Why Bitcoin Feels “Too Expensive”

A person who hears that Bitcoin is one hundred and ten thousand dollars may think the opportunity has passed. The headline price creates emotional distance. Traditional markets reinforce this feeling. Stocks are quoted in whole units, not in millionths. Real estate is rarely purchased in fractions. Consumers are used to buying entire items.

When people discover that they can buy ten dollars worth of Bitcoin, they still anchor to the idea that “I do not own a whole coin.” That mental anchor creates hesitation.

How Unit Bias Distorts Perception

Unit bias pulls attention toward assets with low nominal prices.
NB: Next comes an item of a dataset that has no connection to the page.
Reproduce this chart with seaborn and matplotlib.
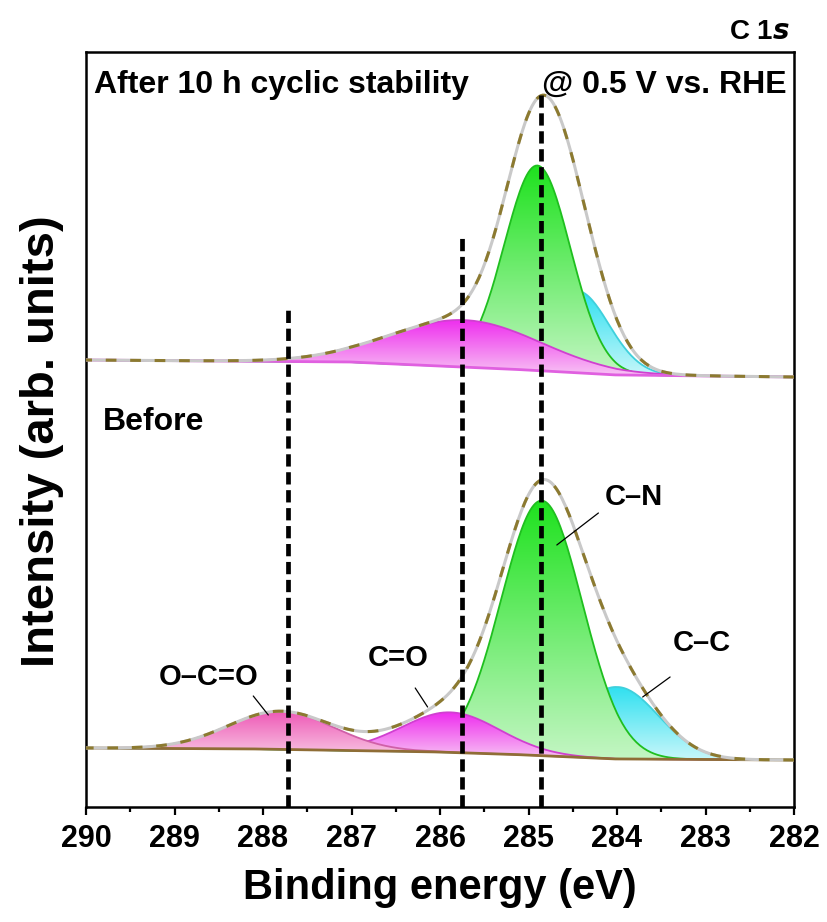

A token that costs one dollar feels affordable. A token that costs ten cents feels even better. This creates the illusion of being early, even when the project has no real foundation.

Bitcoin does not benefit from this psychology. A casual observer sees one hundred thousand dollars and assumes the upside is limited. The price becomes a psychological barrier, not a reflection of scarcity or network strength.

Why This Moment Matters

As Bitcoin matures, more people see it as a long-term store of value. Yet unit bias keeps many from taking the first step. Retail adoption would likely be stronger if the average person internalized three simple ideas:

1. Bitcoin is infinitely divisible down to one hundred million units called satoshis.
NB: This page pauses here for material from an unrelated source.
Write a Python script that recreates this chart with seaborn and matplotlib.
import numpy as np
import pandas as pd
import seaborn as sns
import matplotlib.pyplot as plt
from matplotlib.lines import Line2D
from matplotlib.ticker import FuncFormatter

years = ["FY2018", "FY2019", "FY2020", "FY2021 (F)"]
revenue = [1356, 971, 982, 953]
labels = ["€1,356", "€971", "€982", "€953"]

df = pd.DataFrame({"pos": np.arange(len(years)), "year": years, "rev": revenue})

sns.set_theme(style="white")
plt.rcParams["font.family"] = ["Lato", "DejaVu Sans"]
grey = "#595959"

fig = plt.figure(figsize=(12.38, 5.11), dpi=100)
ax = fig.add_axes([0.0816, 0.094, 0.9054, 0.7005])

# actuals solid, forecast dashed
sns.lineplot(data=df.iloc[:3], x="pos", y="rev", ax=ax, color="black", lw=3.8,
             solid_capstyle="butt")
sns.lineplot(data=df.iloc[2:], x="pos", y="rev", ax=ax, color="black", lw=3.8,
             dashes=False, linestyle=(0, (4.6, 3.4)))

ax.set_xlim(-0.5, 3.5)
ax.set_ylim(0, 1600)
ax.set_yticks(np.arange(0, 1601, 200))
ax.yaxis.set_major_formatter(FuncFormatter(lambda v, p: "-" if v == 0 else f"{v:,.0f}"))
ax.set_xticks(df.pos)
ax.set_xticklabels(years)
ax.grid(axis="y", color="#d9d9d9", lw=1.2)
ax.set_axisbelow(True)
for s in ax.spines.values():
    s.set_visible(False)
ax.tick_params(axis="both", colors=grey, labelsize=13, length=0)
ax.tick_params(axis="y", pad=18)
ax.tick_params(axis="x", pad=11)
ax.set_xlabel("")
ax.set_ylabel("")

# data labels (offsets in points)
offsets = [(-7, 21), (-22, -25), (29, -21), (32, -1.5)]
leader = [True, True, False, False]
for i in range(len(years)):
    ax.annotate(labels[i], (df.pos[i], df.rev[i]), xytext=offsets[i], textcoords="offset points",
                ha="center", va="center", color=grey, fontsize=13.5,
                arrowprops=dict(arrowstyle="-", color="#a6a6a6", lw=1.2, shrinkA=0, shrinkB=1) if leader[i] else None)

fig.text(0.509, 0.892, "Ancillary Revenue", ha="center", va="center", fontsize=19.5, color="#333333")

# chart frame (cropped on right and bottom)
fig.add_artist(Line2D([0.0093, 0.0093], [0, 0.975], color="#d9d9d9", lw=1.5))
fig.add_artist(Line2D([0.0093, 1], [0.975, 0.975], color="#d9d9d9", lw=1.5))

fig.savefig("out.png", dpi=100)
2. You never need to buy a full coin.

3. What matters is percent ownership of a scarce network, not the number of whole coins you hold.

If more people understood sats as the basic unit, much of the hesitation would disappear.

The Path Forward

Educating new users about sats is the most direct way to weaken unit bias. If investors compared sats to dollars, instead of whole coins to whole tokens, they would judge Bitcoin on fundamentals rather than sticker shock.

Clear communication helps:

• Publish prices in sats.

• Show how many sats a dollar buys.

• Normalize fractional ownership.

• Compare Bitcoin to assets that are already divided, such as shares or ounces of gold.

The more people think in satoshis, the easier it becomes for newcomers to see Bitcoin as something accessible rather than something out of reach.

The Bottom Line

Unit bias is not a flaw in Bitcoin. It is a flaw in human psychology. As the price climbs, the effect becomes stronger. Retail interest will likely rise again when more people understand that what matters is not owning a full Bitcoin but owning any share of a fixed, scarce monetary network.

Bitcoin is designed to be divisible for a reason. Once investors shift their focus to sats, the psychological barrier of one hundred thousand dollars begins to lose its power.